23 April 2020 | Shostakovich343
'Kick-Heart' is Masaaki Yuasa doing whatever he likes. It is strange and superficial, especially compared to the director's masterful "Tatami Galaxy". But it is also spectacular, and that may be enough for a short running twelve minutes, including credits.
Moving in a Yuasa tempo, the story is quite crammed all the same. It comes down to a part-time wrestler, Maskman, having to fight the woman of his dreams to earn money for his orphanage's restoration. Although unable to see beyond her mask, he is infatuated with his adversary, and crippled by his desire to receive a stout pounding from her. Incidentally, the orphanage has just hired a young nun ('majored in psychology with a minor in mind-control') who may also take an interest in wrestling.
Of course, the story isn't the point here.
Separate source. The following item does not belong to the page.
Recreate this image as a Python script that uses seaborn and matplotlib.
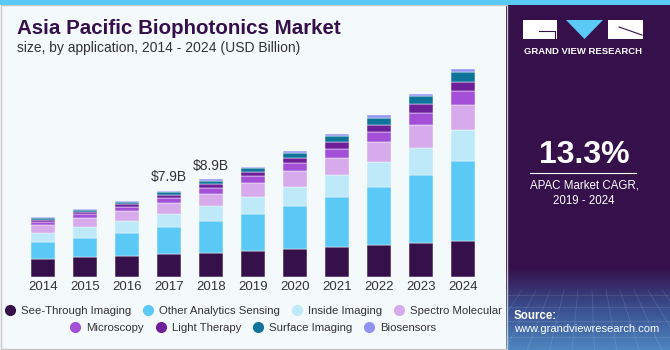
import numpy as np
import pandas as pd
import matplotlib.pyplot as plt
import matplotlib.patches as mpatches
from matplotlib.lines import Line2D
from matplotlib.colors import LinearSegmentedColormap
import seaborn as sns

# ── Data (USD Billion) ─────────────────────────────────────
years = [2014, 2015, 2016, 2017, 2018, 2019, 2020, 2021, 2022, 2023, 2024]
see_through     = [1.64, 1.79, 1.91, 2.06, 2.18, 2.36, 2.58, 2.73, 2.94, 3.09, 3.30]
other_analytics = [1.58, 1.79, 2.12, 2.48, 2.91, 3.36, 3.91, 4.58, 5.27, 6.21, 7.21]
inside_imaging  = [0.79, 0.97, 1.06, 1.18, 1.33, 1.52, 1.70, 1.97, 2.24, 2.45, 2.82]
spectro         = [0.73, 0.79, 0.88, 1.03, 1.12, 1.27, 1.48, 1.58, 1.79, 2.09, 2.33]
microscopy      = [0.30, 0.36, 0.39, 0.42, 0.58, 0.67, 0.73, 0.82, 0.94, 1.06, 1.21]
light_therapy   = [0.18, 0.20, 0.28, 0.30, 0.30, 0.36, 0.45, 0.58, 0.67, 0.79, 0.88]
surface_imaging = [0.12, 0.16, 0.18, 0.24, 0.30, 0.33, 0.42, 0.52, 0.64, 0.73, 0.88]
biosensors      = [0.09, 0.09, 0.12, 0.15, 0.15, 0.15, 0.15, 0.18, 0.21, 0.21, 0.27]

segments = ["See-Through Imaging", "Other Analytics Sensing", "Inside Imaging",
            "Spectro Molecular", "Microscopy", "Light Therapy",
            "Surface Imaging", "Biosensors"]
colors = ["#35104a", "#5bc9f5", "#bde9f9", "#d6aaeb",
          "#a34fd7", "#6e1f9a", "#0f7499", "#9191f3"]

annot_years = [2017, 2018]
annot_text = ["$7.9B", "$8.9B"]

series = [see_through, other_analytics, inside_imaging, spectro,
          microscopy, light_therapy, surface_imaging, biosensors]
df = pd.DataFrame({
    "year": np.tile(years, len(segments)),
    "segment": np.repeat(segments, len(years)),
    "value": np.concatenate(series),
})
totals = df.groupby("year")["value"].sum()

BG = "#f4f9fc"
PURPLE = "#35104a"
FONT = "Liberation Sans"

# ── Figure ─────────────────────────────────────────────────
fig = plt.figure(figsize=(6.7, 3.5), dpi=100)
fig.patch.set_facecolor(BG)

ax = fig.add_axes([22/670, 73/350, 462/670, 220/350])
ax.set_facecolor("none")

# seaborn stacks the last hue level at the bottom, so reverse the order
sns.histplot(data=df, x="year", weights="value", hue="segment",
             hue_order=segments[::-1], palette=dict(zip(segments, colors)),
             multiple="stack", discrete=True, shrink=0.58, alpha=1,
             edgecolor=BG, linewidth=0.35, legend=False, ax=ax)

ax.set_xlim(2013.5, 2024.5)
ax.set_ylim(0, 20)
ax.set_xticks(years)
ax.set_xticklabels([str(y) for y in years], fontsize=9.5, color="#333333",
                   family=FONT)
ax.set_yticks([])
ax.tick_params(length=0, pad=3)
ax.set_xlabel("")
ax.set_ylabel("")
for s in ax.spines.values():
    s.set_visible(False)

for yr, txt in zip(annot_years, annot_text):
    ax.text(yr, totals[yr] + 0.55, txt, ha="center", va="bottom",
            fontsize=10, color="#333333", family=FONT)

# ── Titles ─────────────────────────────────────────────────
fig.text(17/670, 1 - 29/350, "Asia Pacific Biophotonics Market",
         fontsize=14.8, fontweight="bold", color=PURPLE, va="center",
         family=FONT)
fig.text(17/670, 1 - 48/350, "size, by application, 2014 - 2024 (USD Billion)",
         fontsize=10, color="#333333", va="center", family=FONT)

# ── Legend (two centred rows) ──────────────────────────────
def handles(names, cols):
    return [Line2D([], [], marker="o", linestyle="", markersize=7,
                   markerfacecolor=c, markeredgecolor=c, label=n)
            for n, c in zip(names, cols)]

for row, yy in [(0, 311), (1, 328)]:
    names = segments[row*4:(row+1)*4]
    cols = colors[row*4:(row+1)*4]
    fig.legend(handles=handles(names, cols), loc="center", ncol=4,
               bbox_to_anchor=(253/670, 1 - yy/350), frameon=False,
               handletextpad=0.45, columnspacing=1.0, handlelength=1.0,
               prop={"family": FONT, "size": 8.2},
               labelcolor="#333333", borderpad=0)

# ── Frame, top stripe ──────────────────────────────────────
fig.add_artist(mpatches.Rectangle((0.5/670, 1/350), 506/670, 344/350,
                                  transform=fig.transFigure, fill=False,
                                  edgecolor="#c9c9c9", linewidth=1))
fig.add_artist(mpatches.Rectangle((0, 345/350), 1, 5/350,
                                  transform=fig.transFigure,
                                  facecolor="#5bc9f5", edgecolor="none"))

# ── Right panel ────────────────────────────────────────────
axr = fig.add_axes([506/670, 0, 164/670, 345/350])
axr.set_xlim(0, 164)
axr.set_ylim(345, 0)
axr.axis("off")
axr.add_patch(mpatches.Rectangle((0, 0), 164, 345, facecolor=PURPLE,
                                 edgecolor="none"))
grad = np.linspace(0, 1, 100).reshape(-1, 1)
cmap = LinearSegmentedColormap.from_list("g", [PURPLE, "#3b4f8f", "#4d86c0"])
axr.imshow(grad, extent=(0, 164, 345, 262), aspect="auto", cmap=cmap,
           zorder=1)
for xx in np.arange(-40, 200, 14):
    axr.plot([xx, 82 + (xx - 82) * 1.6], [285, 345], color="white",
             alpha=0.12, lw=0.6, zorder=2)
for yy in [290, 302, 316, 332]:
    axr.plot([0, 164], [yy, yy], color="white", alpha=0.12, lw=0.6, zorder=2)

# logo
axr.add_patch(mpatches.Rectangle((17, 15), 34, 19, facecolor="white",
                                 edgecolor="none", zorder=3))
axr.plot([33, 49, 49], [26, 26, 34], color=PURPLE, lw=0.8, zorder=4)
axr.add_patch(mpatches.Polygon([(60, 15), (97, 15), (78.5, 34)],
                               facecolor="#5bc9f5", edgecolor="none", zorder=3))
axr.add_patch(mpatches.Rectangle((102, 15), 35, 19, facecolor="white",
                                 edgecolor="none", zorder=3))
axr.plot([113, 136], [22, 30], color=PURPLE, lw=0.8, zorder=4)
axr.text(77, 46, "GRAND VIEW RESEARCH", color="white", fontsize=6.8,
         fontweight="bold", ha="center", va="center", family=FONT,
         zorder=4)

axr.text(78, 150, "13.3%", color="white", fontsize=23, fontweight="bold",
         ha="center", va="center", family=FONT, zorder=4)
axr.plot([24, 130], [168, 168], color="white", lw=0.8, zorder=4)
axr.text(78, 181, "APAC Market CAGR,", color="white", fontsize=8.3,
         ha="center", va="center", family=FONT, zorder=4)
axr.text(78, 196, "2019 - 2024", color="white", fontsize=8.3,
         ha="center", va="center", family=FONT, zorder=4)
axr.text(8, 311, "Source:", color="white", fontsize=8.3, fontweight="bold",
         ha="left", va="center", family=FONT, zorder=4)
axr.text(8, 324, "www.grandviewresearch.com", color="white", fontsize=8,
         ha="left", va="center", family=FONT, zorder=4)

fig.savefig("out.png", dpi=100, facecolor=fig.get_facecolor())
This is Yuasa showcasing how he can stretch the limits of animation. You can discuss all you like whether such a thing is 'style over substance' or 'style as substance', but there is no denying "Kick-Heart" is eye-popping. The animators go wild here, and it is hard not to be caught up in the fun they are clearly having.
There is a gag every fifteen to thirty seconds, and a surprising number of them land. When Maskman, shrouded by the anonymity of night, stops to buy erotica at a vending machine, it shouts 'Thank you for your purchase!' so loudly the entire neighbourhood turns its lights on. But culprit has raced away before anyone can see. Yuasa knows exactly how to pace these moments, leaving no room for awkward pauses, while waiting with his next joke just long enough to give us time to breathe.
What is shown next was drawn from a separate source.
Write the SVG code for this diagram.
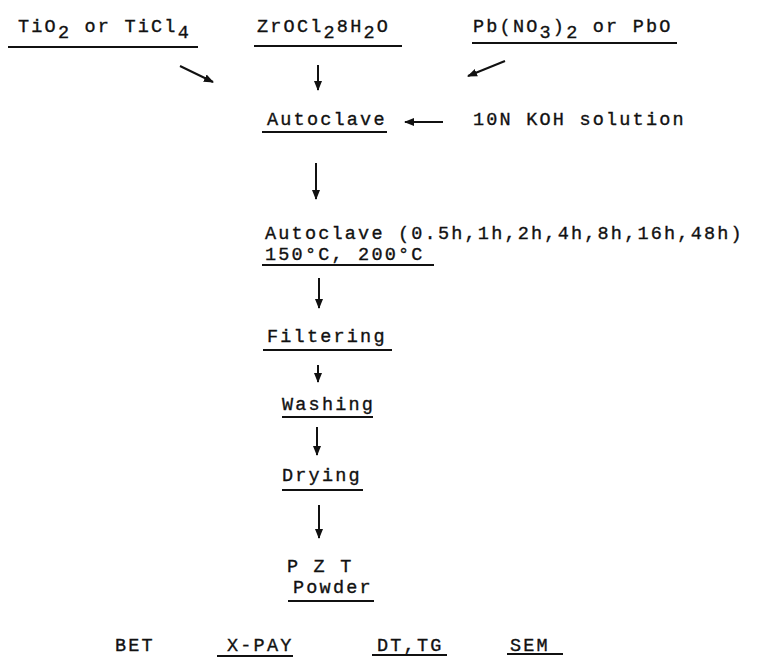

The few hints at depth fall flat, though. It would have been better if they hadn't been included at all. There is one twenty-second flashback of Maskman's lost mother that is so half-hearted I cannot say whether it was misguided or cynical.
But such quibbles are negated by the fact that this is only a twelve-minute short. And every of its twelve minutes is stimulating. If "Kick-Heart" hardly compares to Yuasa's major works, well, it isn't one of them. Just savour the craftsmanship on offer. It remains more rewarding than some 500-episode shônen.